→ SHORT TASK
List each line of the data in which the string "chart" appears.

→ EXCERPTED RECORDS
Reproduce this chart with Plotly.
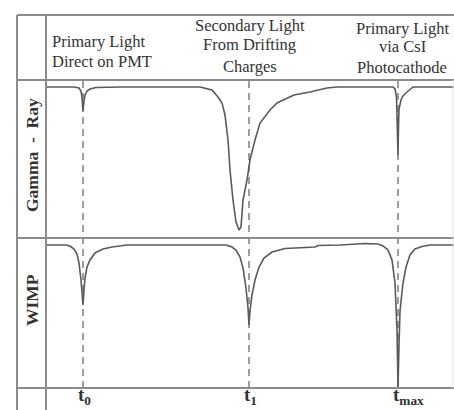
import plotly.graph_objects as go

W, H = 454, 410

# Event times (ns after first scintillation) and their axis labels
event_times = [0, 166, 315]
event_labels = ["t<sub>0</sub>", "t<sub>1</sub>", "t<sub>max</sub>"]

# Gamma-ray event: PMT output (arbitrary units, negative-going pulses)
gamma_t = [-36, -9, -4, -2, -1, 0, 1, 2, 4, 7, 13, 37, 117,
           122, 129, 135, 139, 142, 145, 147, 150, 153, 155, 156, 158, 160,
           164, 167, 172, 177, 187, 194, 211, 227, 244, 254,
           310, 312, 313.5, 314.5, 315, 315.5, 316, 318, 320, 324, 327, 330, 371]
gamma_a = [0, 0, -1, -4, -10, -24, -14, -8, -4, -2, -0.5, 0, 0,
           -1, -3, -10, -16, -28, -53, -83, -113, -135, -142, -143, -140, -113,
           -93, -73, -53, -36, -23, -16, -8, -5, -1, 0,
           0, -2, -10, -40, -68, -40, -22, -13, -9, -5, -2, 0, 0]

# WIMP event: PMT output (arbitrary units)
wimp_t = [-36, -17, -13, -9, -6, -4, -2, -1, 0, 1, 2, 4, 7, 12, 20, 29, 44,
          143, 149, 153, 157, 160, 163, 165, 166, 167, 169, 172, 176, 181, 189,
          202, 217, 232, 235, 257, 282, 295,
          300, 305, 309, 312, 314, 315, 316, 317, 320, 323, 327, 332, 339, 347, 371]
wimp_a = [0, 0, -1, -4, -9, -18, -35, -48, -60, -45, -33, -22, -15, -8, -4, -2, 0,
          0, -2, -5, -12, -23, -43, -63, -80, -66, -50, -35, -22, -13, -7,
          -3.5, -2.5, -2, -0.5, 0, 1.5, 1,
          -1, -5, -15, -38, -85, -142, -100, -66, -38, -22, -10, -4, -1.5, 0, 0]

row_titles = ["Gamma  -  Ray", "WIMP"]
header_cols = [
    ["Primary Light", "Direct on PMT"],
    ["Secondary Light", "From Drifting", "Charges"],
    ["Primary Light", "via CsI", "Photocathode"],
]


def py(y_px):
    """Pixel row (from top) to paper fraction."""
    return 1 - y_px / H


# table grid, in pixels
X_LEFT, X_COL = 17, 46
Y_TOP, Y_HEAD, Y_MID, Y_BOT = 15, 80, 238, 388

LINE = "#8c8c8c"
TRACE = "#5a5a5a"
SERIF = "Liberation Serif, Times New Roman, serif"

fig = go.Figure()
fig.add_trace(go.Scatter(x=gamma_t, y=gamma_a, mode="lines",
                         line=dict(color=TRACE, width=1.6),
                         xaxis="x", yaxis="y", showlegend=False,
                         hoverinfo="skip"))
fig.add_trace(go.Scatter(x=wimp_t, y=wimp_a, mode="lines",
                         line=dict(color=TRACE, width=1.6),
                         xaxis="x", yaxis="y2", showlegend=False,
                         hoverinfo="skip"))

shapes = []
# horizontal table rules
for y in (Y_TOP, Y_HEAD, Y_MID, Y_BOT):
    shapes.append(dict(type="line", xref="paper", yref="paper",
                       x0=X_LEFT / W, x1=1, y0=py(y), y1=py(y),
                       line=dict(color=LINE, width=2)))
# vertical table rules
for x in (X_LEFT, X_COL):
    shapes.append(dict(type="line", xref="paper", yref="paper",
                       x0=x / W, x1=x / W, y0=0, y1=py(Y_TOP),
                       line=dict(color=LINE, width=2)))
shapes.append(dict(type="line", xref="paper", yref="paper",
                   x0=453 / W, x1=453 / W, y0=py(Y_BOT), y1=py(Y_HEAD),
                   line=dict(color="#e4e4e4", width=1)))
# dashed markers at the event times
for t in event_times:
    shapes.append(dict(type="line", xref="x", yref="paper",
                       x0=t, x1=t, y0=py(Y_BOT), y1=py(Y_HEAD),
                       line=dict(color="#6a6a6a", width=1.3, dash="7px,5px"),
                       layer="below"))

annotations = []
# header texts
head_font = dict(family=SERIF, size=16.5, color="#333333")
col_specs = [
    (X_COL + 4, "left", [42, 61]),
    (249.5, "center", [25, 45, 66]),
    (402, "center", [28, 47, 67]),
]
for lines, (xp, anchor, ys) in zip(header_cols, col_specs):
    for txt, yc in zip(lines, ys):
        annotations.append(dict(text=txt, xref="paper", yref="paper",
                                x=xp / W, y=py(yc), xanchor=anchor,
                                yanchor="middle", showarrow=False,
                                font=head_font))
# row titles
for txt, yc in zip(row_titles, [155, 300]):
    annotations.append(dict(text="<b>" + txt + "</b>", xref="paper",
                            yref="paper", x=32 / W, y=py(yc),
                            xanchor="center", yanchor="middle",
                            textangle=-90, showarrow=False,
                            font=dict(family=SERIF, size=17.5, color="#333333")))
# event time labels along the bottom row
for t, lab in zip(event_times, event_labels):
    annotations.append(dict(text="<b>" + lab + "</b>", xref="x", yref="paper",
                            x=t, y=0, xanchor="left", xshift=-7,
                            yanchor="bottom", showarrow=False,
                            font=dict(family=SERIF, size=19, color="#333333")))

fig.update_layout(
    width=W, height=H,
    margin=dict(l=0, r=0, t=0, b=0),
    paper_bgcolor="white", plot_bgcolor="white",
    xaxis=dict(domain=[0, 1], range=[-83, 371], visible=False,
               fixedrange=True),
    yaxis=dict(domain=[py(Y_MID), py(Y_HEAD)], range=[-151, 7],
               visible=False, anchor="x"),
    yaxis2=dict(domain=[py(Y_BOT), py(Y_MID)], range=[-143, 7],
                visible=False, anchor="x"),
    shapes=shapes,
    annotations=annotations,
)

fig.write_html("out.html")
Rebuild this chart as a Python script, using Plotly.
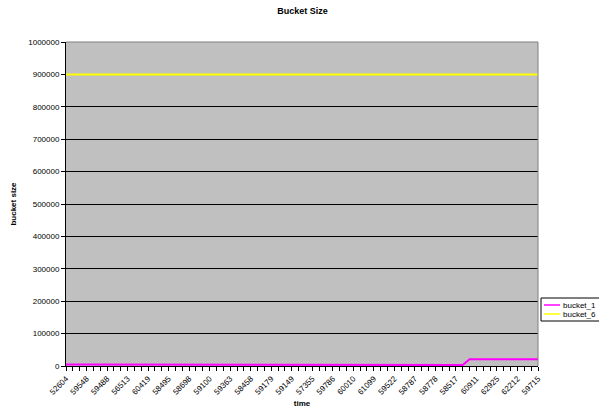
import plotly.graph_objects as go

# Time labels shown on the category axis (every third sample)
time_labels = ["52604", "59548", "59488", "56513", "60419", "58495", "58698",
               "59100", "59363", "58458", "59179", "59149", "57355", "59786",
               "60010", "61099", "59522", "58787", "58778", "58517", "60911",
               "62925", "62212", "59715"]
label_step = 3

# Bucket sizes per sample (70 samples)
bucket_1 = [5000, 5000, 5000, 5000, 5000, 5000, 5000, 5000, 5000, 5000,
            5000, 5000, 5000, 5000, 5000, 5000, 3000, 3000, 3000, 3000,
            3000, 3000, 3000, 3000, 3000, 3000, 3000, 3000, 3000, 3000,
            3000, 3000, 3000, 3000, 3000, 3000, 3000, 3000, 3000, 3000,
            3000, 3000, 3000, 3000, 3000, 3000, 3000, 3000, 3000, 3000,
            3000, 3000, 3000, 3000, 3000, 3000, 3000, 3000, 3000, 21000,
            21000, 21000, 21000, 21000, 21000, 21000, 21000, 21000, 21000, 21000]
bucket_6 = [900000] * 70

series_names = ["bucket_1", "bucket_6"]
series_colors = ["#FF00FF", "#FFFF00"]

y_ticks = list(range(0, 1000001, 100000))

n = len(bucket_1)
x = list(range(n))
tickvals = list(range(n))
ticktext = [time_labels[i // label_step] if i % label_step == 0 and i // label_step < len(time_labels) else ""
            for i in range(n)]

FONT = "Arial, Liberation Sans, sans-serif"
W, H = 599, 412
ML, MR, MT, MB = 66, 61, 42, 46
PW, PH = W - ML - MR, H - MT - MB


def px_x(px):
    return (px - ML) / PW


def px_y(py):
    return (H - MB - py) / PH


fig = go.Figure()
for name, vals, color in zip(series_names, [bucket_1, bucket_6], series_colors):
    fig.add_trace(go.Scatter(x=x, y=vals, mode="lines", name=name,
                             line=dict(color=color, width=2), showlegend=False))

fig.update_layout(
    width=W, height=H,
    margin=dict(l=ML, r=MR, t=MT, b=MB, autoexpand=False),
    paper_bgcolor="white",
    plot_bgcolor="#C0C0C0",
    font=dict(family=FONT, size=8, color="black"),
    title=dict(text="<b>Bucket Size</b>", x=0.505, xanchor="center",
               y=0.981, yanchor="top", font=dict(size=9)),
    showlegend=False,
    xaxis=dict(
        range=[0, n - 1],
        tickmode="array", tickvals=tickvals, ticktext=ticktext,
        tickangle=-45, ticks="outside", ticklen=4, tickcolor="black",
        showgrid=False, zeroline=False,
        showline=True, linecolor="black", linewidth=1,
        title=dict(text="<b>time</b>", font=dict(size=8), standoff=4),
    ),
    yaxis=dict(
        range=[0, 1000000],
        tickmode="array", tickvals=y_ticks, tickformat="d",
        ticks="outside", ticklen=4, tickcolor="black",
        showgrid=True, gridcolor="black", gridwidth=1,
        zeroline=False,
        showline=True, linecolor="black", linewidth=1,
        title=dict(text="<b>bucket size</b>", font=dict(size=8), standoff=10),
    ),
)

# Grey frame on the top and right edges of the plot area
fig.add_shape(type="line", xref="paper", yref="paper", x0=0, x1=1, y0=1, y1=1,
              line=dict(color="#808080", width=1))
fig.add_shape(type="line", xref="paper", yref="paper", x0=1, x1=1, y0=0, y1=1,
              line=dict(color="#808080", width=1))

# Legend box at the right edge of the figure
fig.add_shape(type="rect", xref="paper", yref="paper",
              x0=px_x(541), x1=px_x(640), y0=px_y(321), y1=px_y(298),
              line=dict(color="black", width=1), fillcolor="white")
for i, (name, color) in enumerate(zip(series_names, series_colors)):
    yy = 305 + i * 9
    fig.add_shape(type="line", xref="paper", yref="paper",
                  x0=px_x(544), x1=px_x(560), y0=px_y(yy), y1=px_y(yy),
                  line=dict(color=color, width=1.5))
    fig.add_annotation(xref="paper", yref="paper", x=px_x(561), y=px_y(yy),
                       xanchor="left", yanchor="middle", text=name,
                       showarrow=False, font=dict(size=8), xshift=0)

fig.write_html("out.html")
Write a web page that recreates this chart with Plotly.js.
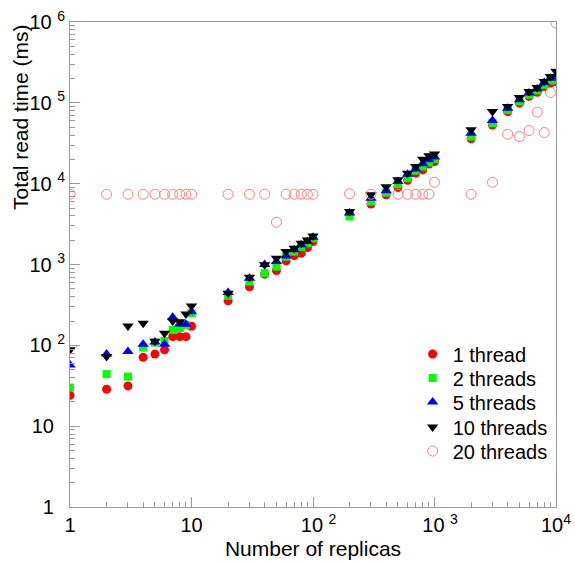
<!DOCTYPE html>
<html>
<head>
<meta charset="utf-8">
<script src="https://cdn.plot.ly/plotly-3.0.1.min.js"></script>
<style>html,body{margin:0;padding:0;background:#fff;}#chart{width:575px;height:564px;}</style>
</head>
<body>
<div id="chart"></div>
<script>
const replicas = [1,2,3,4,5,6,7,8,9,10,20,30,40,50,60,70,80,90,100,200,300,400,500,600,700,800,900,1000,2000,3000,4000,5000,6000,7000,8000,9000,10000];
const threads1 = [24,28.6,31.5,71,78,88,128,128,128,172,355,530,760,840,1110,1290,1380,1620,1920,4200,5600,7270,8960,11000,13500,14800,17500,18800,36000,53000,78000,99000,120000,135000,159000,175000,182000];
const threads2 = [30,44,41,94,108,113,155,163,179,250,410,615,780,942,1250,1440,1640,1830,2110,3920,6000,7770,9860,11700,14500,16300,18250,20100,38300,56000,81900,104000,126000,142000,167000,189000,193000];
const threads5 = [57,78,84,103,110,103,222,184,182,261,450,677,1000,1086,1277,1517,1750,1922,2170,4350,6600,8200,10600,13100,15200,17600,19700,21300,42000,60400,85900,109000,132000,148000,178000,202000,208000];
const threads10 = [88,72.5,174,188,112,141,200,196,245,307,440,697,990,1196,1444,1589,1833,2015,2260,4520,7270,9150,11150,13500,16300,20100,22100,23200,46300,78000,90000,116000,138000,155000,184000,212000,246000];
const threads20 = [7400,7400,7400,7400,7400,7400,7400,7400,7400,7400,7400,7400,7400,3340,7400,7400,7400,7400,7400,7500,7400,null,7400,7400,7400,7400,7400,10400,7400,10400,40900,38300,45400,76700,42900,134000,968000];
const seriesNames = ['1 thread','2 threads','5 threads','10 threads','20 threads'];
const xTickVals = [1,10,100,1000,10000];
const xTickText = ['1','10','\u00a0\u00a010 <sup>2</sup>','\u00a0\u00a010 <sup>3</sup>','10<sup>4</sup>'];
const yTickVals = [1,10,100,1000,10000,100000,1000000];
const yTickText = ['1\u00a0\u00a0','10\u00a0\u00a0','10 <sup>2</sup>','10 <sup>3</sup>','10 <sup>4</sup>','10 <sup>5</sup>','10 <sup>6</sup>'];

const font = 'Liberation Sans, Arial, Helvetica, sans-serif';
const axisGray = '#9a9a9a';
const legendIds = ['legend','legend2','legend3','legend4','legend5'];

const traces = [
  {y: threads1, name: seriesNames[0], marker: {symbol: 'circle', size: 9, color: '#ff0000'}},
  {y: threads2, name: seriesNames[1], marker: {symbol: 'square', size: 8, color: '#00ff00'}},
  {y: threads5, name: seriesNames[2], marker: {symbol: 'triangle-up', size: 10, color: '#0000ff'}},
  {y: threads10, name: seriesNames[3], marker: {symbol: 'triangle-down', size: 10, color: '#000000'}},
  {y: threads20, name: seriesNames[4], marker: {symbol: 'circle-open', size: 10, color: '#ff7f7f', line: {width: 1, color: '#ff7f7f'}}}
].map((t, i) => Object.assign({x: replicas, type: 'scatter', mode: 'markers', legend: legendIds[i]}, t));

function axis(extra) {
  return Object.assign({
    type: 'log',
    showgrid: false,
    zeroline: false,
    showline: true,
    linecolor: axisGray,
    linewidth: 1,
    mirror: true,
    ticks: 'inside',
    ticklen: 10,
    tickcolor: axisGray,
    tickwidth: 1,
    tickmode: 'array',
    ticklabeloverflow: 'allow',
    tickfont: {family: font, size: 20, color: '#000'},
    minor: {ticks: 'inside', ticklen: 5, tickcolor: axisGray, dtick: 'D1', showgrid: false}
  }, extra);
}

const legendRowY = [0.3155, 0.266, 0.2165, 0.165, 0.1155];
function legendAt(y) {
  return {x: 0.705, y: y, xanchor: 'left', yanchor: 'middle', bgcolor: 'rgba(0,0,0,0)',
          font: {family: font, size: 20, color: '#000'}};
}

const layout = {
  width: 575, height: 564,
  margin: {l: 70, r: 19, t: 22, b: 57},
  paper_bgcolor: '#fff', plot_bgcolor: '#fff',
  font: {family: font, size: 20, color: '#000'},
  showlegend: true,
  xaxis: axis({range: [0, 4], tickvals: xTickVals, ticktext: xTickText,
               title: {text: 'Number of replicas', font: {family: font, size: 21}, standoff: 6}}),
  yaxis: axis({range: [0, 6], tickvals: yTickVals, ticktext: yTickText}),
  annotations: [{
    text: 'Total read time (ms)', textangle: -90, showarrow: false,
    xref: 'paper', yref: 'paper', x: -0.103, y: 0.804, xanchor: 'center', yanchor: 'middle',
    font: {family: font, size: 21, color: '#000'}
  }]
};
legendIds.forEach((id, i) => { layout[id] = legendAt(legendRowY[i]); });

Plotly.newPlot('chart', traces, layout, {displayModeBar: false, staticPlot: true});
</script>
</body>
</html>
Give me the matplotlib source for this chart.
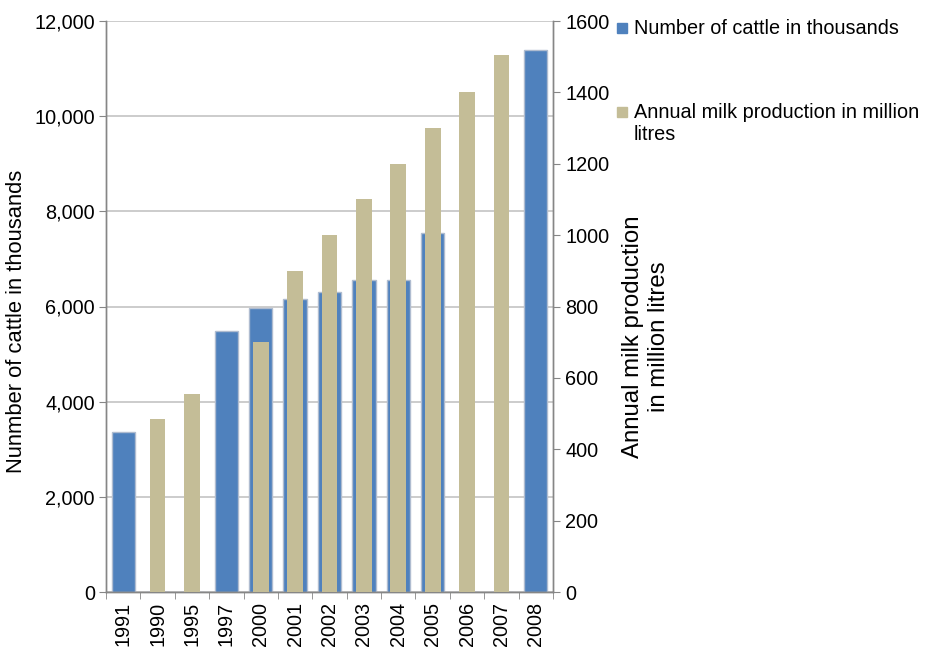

→ CORRECT ANSWER
Reproduce this chart with Plotly.
Rebuild this chart as a Python script, using Plotly.
Write a web page that recreates this chart with Plotly.js.
<style>html,body{margin:0;padding:0;background:#fff;}#chart{width:575px;height:564px;}</style>
<div id="chart"></div>
Plotly.newPlot('chart', traces, layout, {displayModeBar: false, staticPlot: true});
Give me the matplotlib source for this chart.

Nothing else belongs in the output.